With its rich history of artisans and flourishing agricultural crops, the Indian state of West Bengal provides skilled workers and goods – especially silk – across India.
West Bengal, located in eastern India and stretching from the Himalayas to the Bay of Bengal, is a cultural hub where art and literacy flourished. The landscape is dominated by winding rivers and luscious fields of spices, rice and other crops.
The Bengal Basin region, however, is confronted with some of the highest levels of naturally occurring arsenic (As) in drinking water, which poses a major health-related environmental threat to the 70-100 million people living in the area.
The arsenic released from sediment to groundwater is dependent on biogeochemical processes and sediment mineralogy. Rapid population growth and a lack of sanitation infrastructure have accentuated the problem.
A Health Calamity
The exposure to As-contaminated drinking water is relatively new to this region. Until the 1960s, inhabitants of the Bengal Basin utilized surface water.
Surface water availability is dependent on the season, with monsoon season completely or intermittently inundating the area. It was recognized that the surface water was causing morbidity and mortality from gastrointestinal disease due to lack of sanitation infrastructure. UNICEF, World Bank and other international agencies installed millions of tubewells to provide what was presumed to be safe groundwater.

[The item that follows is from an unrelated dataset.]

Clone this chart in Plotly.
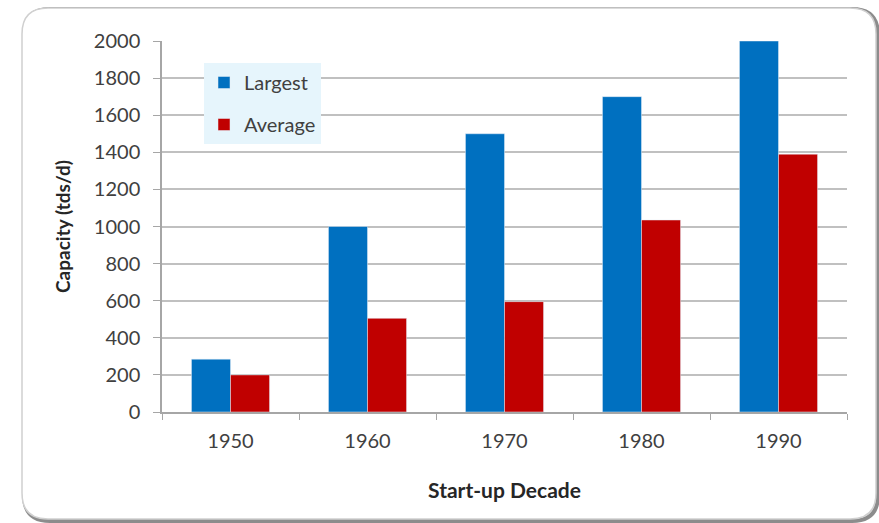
import plotly.graph_objects as go

decades = ["1950", "1960", "1970", "1980", "1990"]
largest = [285, 1000, 1500, 1700, 2000]
average = [200, 505, 595, 1035, 1390]
y_ticks = [0, 200, 400, 600, 800, 1000, 1200, 1400, 1600, 1800, 2000]

W, H = 879, 523
L, R, T, B = 162, 32, 41, 111
pw, ph = W - L - R, H - T - B

def X(px):
    return (px - L) / pw

def Y(py):
    return (H - B - py) / ph

def rounded(x0, y0, x1, y1, r):
    return (f"M {X(x0+r)},{Y(y0)} L {X(x1-r)},{Y(y0)} Q {X(x1)},{Y(y0)} {X(x1)},{Y(y0+r)} "
            f"L {X(x1)},{Y(y1-r)} Q {X(x1)},{Y(y1)} {X(x1-r)},{Y(y1)} "
            f"L {X(x0+r)},{Y(y1)} Q {X(x0)},{Y(y1)} {X(x0)},{Y(y1-r)} "
            f"L {X(x0)},{Y(y0+r)} Q {X(x0)},{Y(y0)} {X(x0+r)},{Y(y0)} Z")

FONT = "Lato, 'Open Sans', sans-serif"

fig = go.Figure()
fig.add_trace(go.Bar(x=decades, y=largest, name="Largest", marker_color="#0070C0",
                     legendgroup="a"))
fig.add_trace(go.Bar(x=decades, y=average, name="Average", marker_color="#C00000",
                     legendgroup="b"))

fig.update_layout(
    width=W, height=H,
    margin=dict(l=L, r=R, t=T, b=B),
    paper_bgcolor="white", plot_bgcolor="white",
    barmode="group", bargap=0.43, bargroupgap=0,
    font=dict(family=FONT, color="#404040", size=20),
    legend=dict(x=X(204), y=Y(63), xanchor="left", yanchor="top",
                bgcolor="#e6f5fc", font=dict(size=20, color="#404040"),
                traceorder="grouped", tracegroupgap=13,
                itemwidth=30),
    xaxis=dict(type="category", tickson="boundaries", ticks="outside", ticklen=6,
               tickcolor="#a6a6a6", showline=True, linecolor="#a6a6a6", linewidth=1.5,
               showgrid=False, tickfont=dict(size=20, color="#404040"),
               ticklabelstandoff=10,
               title=dict(text="<b>Start-up Decade</b>", font=dict(size=21, color="#262626"),
                          standoff=33)),
    yaxis=dict(range=[0, 2000], tickvals=y_ticks, ticks="outside", ticklen=7,
               tickcolor="#a6a6a6", showline=True, linecolor="#a6a6a6", linewidth=1.5,
               showgrid=True, gridcolor="#c0c0c0", gridwidth=1.5, zeroline=False,
               tickfont=dict(size=20, color="#404040"),
               ticklabelstandoff=9,
               title=dict(text="<b>Capacity (tds/d)</b>", font=dict(size=19, color="#262626"),
                          standoff=18)),
    shapes=[
        dict(type="path", xref="paper", yref="paper", path=rounded(24, 9, 878, 521, 26),
             line=dict(color="#8c8c8c", width=4), layer="below"),
        dict(type="path", xref="paper", yref="paper", path=rounded(22, 8, 876, 519, 26),
             line=dict(color="#d0d0d0", width=1.5), fillcolor="white", layer="below"),
    ],
)

fig.write_html("out.html")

Instead, the shallow tubewells drilled into another health calamity.
The common symptoms of arsenic toxicity due to prolonged drinking of As-contaminated water are melanosis, keratosis and cancer. Melanosis is the darkening of the skin, while keratosis is the roughening and hardening of the skin due to long-term exposure to arsenic concentrations.
The World Health Organization guideline for arsenic in drinking water is 10 ppb. Some wells we identified had As concentrations as high as 4,000 ppb (Neal, 2010).
The source of arsenic is geogenic, with it restricted to Holocene sedimentary aquifers. In this region, Holocene sediments originated from igneous and metamorphic rocks weathered in Himalayan mountains just to the north. The sediments contain adsorbed As and oxide minerals. Arsenic is mobilized through reductive dissolution of iron oxyhydroxides within the sediments, which is controlled by microbial action.
Despite the widespread acceptance of this process, much about it remains unclear.
Color My World
The objective of our fieldwork in West Bengal was to:
- Examine the biogeochemical relationship between arsenic and the sediment.
- Understand the extent of arsenic.
- Train local villagers to detect wells with high levels.
We surveyed four villages of similar size with high and low levels. Onsite test kits from HACH® were used to test groundwater on water quality parameters. Refined analyses of these parameters have been measured at state-of-the-art laboratories in the United States.
Using the quick onsite test results, we identified areas of high As, warned owners in their villages of the concentration and recommended alternative locations for safer drinking water.
We worked with villagers, especially women and children, to help them improve and understand their situation. Women play a large role in water usage and management with much of their time invested in pumping tubewells and bringing water to households. It is critical to engage women in investigation of contamination and work with them to locate alternative sources.
Biswas (et al 2012) identified a platform identification method to quickly identify sites of high arsenic: The platform cement of the tubewells is stained red from precipitation of iron oxide when high As groundwater is present, and dark coloration from precipitation of manganese oxide typically indicates that well water is low in As.
We used onsite test kits to confirm the stained well platform conclusions and warned villagers of the toxic levels. The effectiveness of arsenic removal treatment systems is limited due to required maintenance and disposal of arsenic sludge.
It Took a Village
Arsenic awareness is not ubiquitous; significantly less is known about As contamination in lower risk regions. Continuing to educate villagers in low As areas may identify wells in the area of high As simply because they’re not aware of the issue.
Further work is needed in planning long-term intervention measures. Education is a critical factor:
- Test kits and platform identification quickly locate wells with arsenic at toxic levels.
- Collaboration with local government to form water management and policy plans based on hydrogeologic and agronomic characteristics is crucial.
- Investment in alternative water sources such as rainwater harvesting will lessen dependency on groundwater.
Villagers swarmed us as our crowded jeep of 10 geologists and local drillers arrived to begin sampling. We were met with anxious adults showing us their skin lesions from arsenic and urging us for some relief.
Children eagerly stayed close by our side as we monotonously sampled wells all-day. Work became easier as children mimicked and giggled at our foreign equipment and language.
As we all squeezed in the vehicle and started down the bumpy road, children jumped on the back of the vehicle giggling and adults pounded on the windows, begging for us to stay and find a solution. Disgruntled stares and laughter from children pierced our memory as we prepared to do it all again the next day in a neighboring village.
The experience left me eager to pursue graduate work in hydrogeology to help alleviate global water quality and quantity misfortunes.